愛された経験のない人は愛することができません。どうすることが愛することなのかがわからないからです。暴言を吐かれ、殴られ、たたかれるような生活環境の中で、成長してきた子供が、親になったとき、同じような形で自分の子供に接するケースが多いと言われます。愛情表現がそのような歪んだ形でしか表せないのです。

人間の愛は自己中心的なものであり、自己愛がその根底にあります。「隣人を自分のように愛しなさい。」(マタイ22:39)という愛の戒めの中で、「自分のように」とは、人間のうちにある強い自己愛への思い、そのような思いをもって隣人を愛していくことが、神に愛されている者の生き方であるとされています。またそれは、ただ単に自己愛への思いという面だけではなく、神に愛され、受け入れられている自分を大切にすることによって、隣人のために自分を与えていくことにも繋がっていきています。

神の愛は隣人愛、他者志向の愛、与える愛です。自分の命を投げ出してまでも、他者を愛し、さらに敵をも愛し、無価値と思われている者、弱くて小さい者をも愛し抜いていきます。神の子であるイエス・キリストが十字架の上で、自己中心的で高慢な罪深い人間の身代わりとなり、犠牲の死を遂げられたことによって、神の愛がどれほど深く人間に注がれていたかを知ることができます。そこまで、愛を注いでくださったお方がほかにおられるでしょうか。
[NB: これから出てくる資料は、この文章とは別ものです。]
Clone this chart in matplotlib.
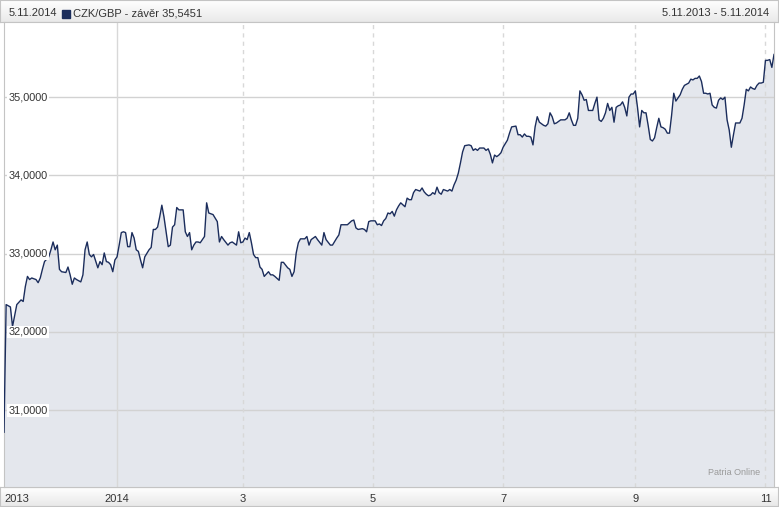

このお方に愛されていることに気づき、このお方を愛し信頼して生きていくとき、神の愛をわたしたちも実践していくことができるようになります。人を愛せないこのわたしが、神に愛されていることに気づき、愛する喜びに生かされるように、造り変えられていくからです。(チャプレン 大西 修 主教)

●本日は礼拝後に、和気あいあいとした雰囲気の中、奨励奨学生表彰式が行なわれました。柳城の学生さんは頑張っています。